O Plenário do Tribunal de Contas (TdC) vai aprovar na próxima quinta-feira um aviso sério ao Governo. Os juízes conselheiros, sem exceção conhecida até ao momento, opõem-se em bloco à reforma da lei orgânica do Tribunal, esta semana anunciada, no Parlamento, pelo ministro Adjunto e da Reforma do Estado, Gonçalo Matias.
Na reunião marcada para o próximo dia 23, os magistrados vão debater o ‘Plano Estratégico’ para o próximo triénio. No capítulo dos riscos, esse documento deverá alertar para um «retrocesso substancial nos mecanismos preventivos de combate à corrupção». O Nascer do SOL confirmou, junto de diversas fontes, a existência de textos preparatórios, elaborados por diversos juízes conselheiros, com esta e outras críticas frontais aos planos do Executivo.
O Governo pretende acabar, ou pelo menos reduzir substancialmente, a necessidade de visto prévio nos contratos de bens e serviços celebrados pela Administração Pública. Essa dispensa, já experimentada na execução do PRR, abrange as compras por ajuste direto, sem qualquer concurso público.
«Uma das maiores causas de ilegalidade na contratação pública é o recurso ao ajuste direto», ripostou a presidente do TdC, numa entrevista concedida em julho à jornalista Natália Carvalho, da Antena 1. Filipa Urbano Calvão — que foi escolhida para o cargo por Luís Montenegro, seu antigo aluno, e nomeada pelo Presidente da República — assumiu o receio da «abertura de espaço para a corrupção».
ÓRGÃO DE SOBERANIA OU ADMINISTRATIVO?
O Governo pondera limitar os poderes do TdC para auditar as autarquias e o Estado central. «Um tribunal serve para verificar a legalidade dos atos praticados, não para se substituir ao decisor político ou administrativo. O que nós queremos é que funcione de acordo com a sua função jurisdicional», expôs o ministro Gonçalo Matias na Assembleia da República.
Os juízes consideram esta frase um presente envenenado. «Estamos perante a lamentável reversão da reforma alcançada, nos anos 1990, pelo saudoso presidente Sousa Franco», lamenta uma das nossas fontes. «O tribunal deixará de ser o ‘auditor’ de referência do Estado para voltar a ser mero ‘contador’, um verificador burocrático de contas», concorda outra. A propósito das auditorias, também a presidente do TdC considerou em julho que «o Estado de direito democrático não pode ter medo do controlo independente». Pelo contrário, «pode viver com todas as formas de controlo independente de que o TdC dispõe», defendeu Filipa Calvão.
O ministro Gonçalo Matias também anunciou aos deputados «uma revisão da responsabilidade financeira» dos gestores públicos, «para garantir que, quem tem de decidir, decida, consoante as competências que lhe são atribuídas com a sua função política». Autarcas e gestores da Administração Central devem ter respirado de alívio, com a expetativa de redução das multas por infrações cometidas no exercício de funções.
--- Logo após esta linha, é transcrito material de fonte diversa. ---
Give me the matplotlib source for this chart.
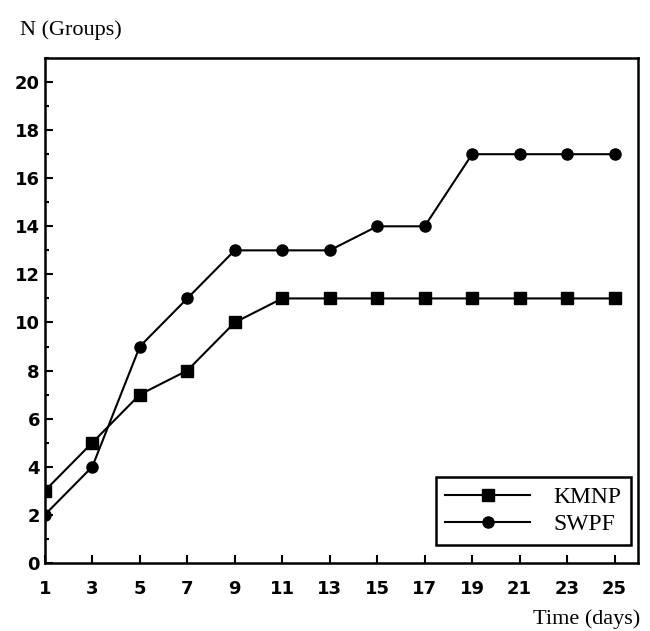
import matplotlib
matplotlib.use("Agg")
import matplotlib.pyplot as plt
from matplotlib.ticker import MultipleLocator

days = [1, 3, 5, 7, 9, 11, 13, 15, 17, 19, 21, 23, 25]
kmnp = [3, 5, 7, 8, 10, 11, 11, 11, 11, 11, 11, 11, 11]
swpf = [2, 4, 9, 11, 13, 13, 13, 14, 14, 17, 17, 17, 17]
xticks = [1, 3, 5, 7, 9, 11, 13, 15, 17, 19, 21, 23, 25]
yticks = [0, 2, 4, 6, 8, 10, 12, 14, 16, 18, 20]

fig = plt.figure(figsize=(6.5, 6.31), dpi=100)
ax = fig.add_axes([0.069, 0.108, 0.913, 0.800])

ax.plot(days, kmnp, color="black", lw=1.5, marker="s", ms=8, label="KMNP")
ax.plot(days, swpf, color="black", lw=1.5, marker="o", ms=8, label="SWPF")

ax.set_xlim(1, 26)
ax.set_ylim(0, 21)
ax.set_xticks(xticks)
ax.set_yticks(yticks)
ax.yaxis.set_minor_locator(MultipleLocator(1))
ax.tick_params(axis="both", which="both", direction="in", width=1.5, color="black")
ax.tick_params(axis="both", which="major", length=6, labelsize=13)
ax.tick_params(axis="y", which="minor", length=3)
ax.tick_params(axis="x", pad=12)
for lab in ax.get_xticklabels() + ax.get_yticklabels():
    lab.set_fontweight("bold")
for s in ax.spines.values():
    s.set_linewidth(1.8)

fig.text(0.03, 0.953, "N (Groups)", fontsize=16, family="Liberation Serif", ha="left", va="center")
fig.text(0.985, 0.019, "Time (days)", fontsize=16, family="Liberation Serif", ha="right", va="center")

leg = ax.legend(loc="lower right", bbox_to_anchor=(0.988, 0.036), borderaxespad=0,
                fancybox=False, edgecolor="black", framealpha=1, handlelength=3.6,
                labelspacing=0.25, handletextpad=1.0,
                prop={"family": "Liberation Serif", "size": 17}, borderpad=0.4)
leg.get_frame().set_linewidth(1.8)

fig.savefig("out.png", dpi=100)
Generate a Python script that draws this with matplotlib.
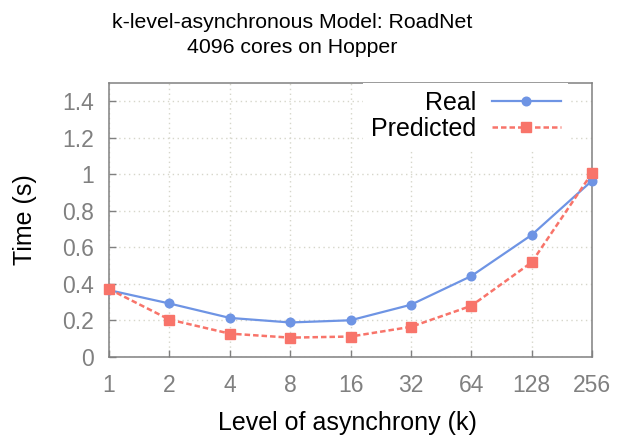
import matplotlib
matplotlib.use("Agg")
import matplotlib.pyplot as plt

plt.rcParams['font.family'] = ['Liberation Sans', 'DejaVu Sans']

levels = ["1", "2", "4", "8", "16", "32", "64", "128", "256"]
real = [0.366, 0.293, 0.214, 0.189, 0.201, 0.286, 0.443, 0.668, 0.965]
predicted = [0.372, 0.205, 0.128, 0.106, 0.112, 0.165, 0.280, 0.518, 1.007]
yticks = [0, 0.2, 0.4, 0.6, 0.8, 1.0, 1.2, 1.4]
ytick_labels = ["0", "0.2", "0.4", "0.6", "0.8", "1", "1.2", "1.4"]

blue = "#6e94e4"
red = "#f8746a"
frame = "#808080"

W, H = 621, 440
fig = plt.figure(figsize=(W / 100, H / 100), dpi=100)
ax = fig.add_axes([109 / W, 1 - 357 / H, (592 - 109) / W, (357 - 83) / H])

x = list(range(len(levels)))
ax.plot(x, real, color=blue, lw=1.6, marker="o", ms=6.2, label="Real",
        clip_on=False, zorder=3)
ax.plot(x, predicted, color=red, lw=1.8, ls=(0, (2.2, 1.2)), marker="s",
        ms=6.8, label="Predicted", clip_on=False, zorder=3)

ax.set_xlim(0, len(levels) - 1)
ax.set_ylim(0, 1.5)
ax.set_xticks(x)
ax.set_xticklabels(levels)
ax.set_yticks(yticks)
ax.set_yticklabels(ytick_labels)

ax.grid(True, color="#d6d6ca", ls=(0, (1, 2.5)), lw=1)
ax.set_axisbelow(True)

for s in ax.spines.values():
    s.set_color(frame)
    s.set_linewidth(1.1)

ax.tick_params(direction="in", length=5, width=1, color=frame,
               labelcolor="#808080", labelsize=16.5,
               top=False, right=False)
ax.tick_params(axis="x", pad=12)
ax.tick_params(axis="y", pad=11)

# axis titles and two-line heading
fig.text(347 / W, 1 - 430 / H, "Level of asynchrony (k)", fontsize=18,
         ha="center", va="baseline")
fig.text(25 / W, 1 - 220 / H, "Time (s)", fontsize=18, rotation=90,
         ha="center", va="center")
fig.text(292.5 / W, 1 - 28 / H, "k-level-asynchronous Model: RoadNet",
         fontsize=15.3, ha="center", va="baseline")
fig.text(292.5 / W, 1 - 53 / H, "4096 cores on Hopper",
         fontsize=15.3, ha="center", va="baseline")

leg = ax.legend(loc="upper right", bbox_to_anchor=(0.951, 1.0),
                markerfirst=False, frameon=True, fancybox=False,
                fontsize=18, handlelength=2.76, handletextpad=0.64,
                labelspacing=0.1, borderpad=0.3, borderaxespad=0.0)
leg.get_frame().set_facecolor("white")
leg.get_frame().set_edgecolor("none")
leg.get_frame().set_alpha(1)
leg._legend_box.align = "right"

fig.savefig("out.png", dpi=100)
Questionado pelo Nascer do SOL, o governante não esclarece como se materializará a revisão dos poderes de auditoria e de responsabilização financeira dos gestores públicos. «O objetivo é uma revisão integrada, que não diminua a fiscalização e controlo, mas que garanta a decisão política e administrativa, reduzindo a fiscalização prévia e aumentando a fiscalização a posteriori», argumenta Gonçalo Matias. Já agora, vai o TdC ser consultado previamente à apresentação da proposta de lei do Governo? Resposta: a reforma está a ser «preparada com o apoio de especialistas».
Os juízes temem que esses especialistas incorram no pecado mortal da violação da Constituição da República Portuguesa (CRP).
A revisão da lei orgânica de um Órgão de Soberania «não pode ser confundida» como uma alínea de uma reforma da Administração Pública. «A CRP prescreve que é uma competência dos tribunais a organização da sua atividade. Uma proposta do Governo, aprovada por uma maioria não qualificada, de esvaziamento das competências do TdC, está ferida de inconstitucionalidade», considera um dos conselheiros que consultámos, com experiência na análise do problema.
No plano prático, as nossas fontes mostram preocupação com possibilidade de a ‘reforma administrativa’ deitar fora o menino com a água do banho.
Antes de abandonarem o visto prévio centralizado, outros países reforçaram os departamentos de controlo interno da Administração Pública.
Em Portugal, aconteceu o contrário. Os Ministérios estão cada vez mais esvaziados dos seus históricos departamentos jurídicos e de auditoria, em favor da prestação de serviços externos por parte de grandes escritórios de advogados.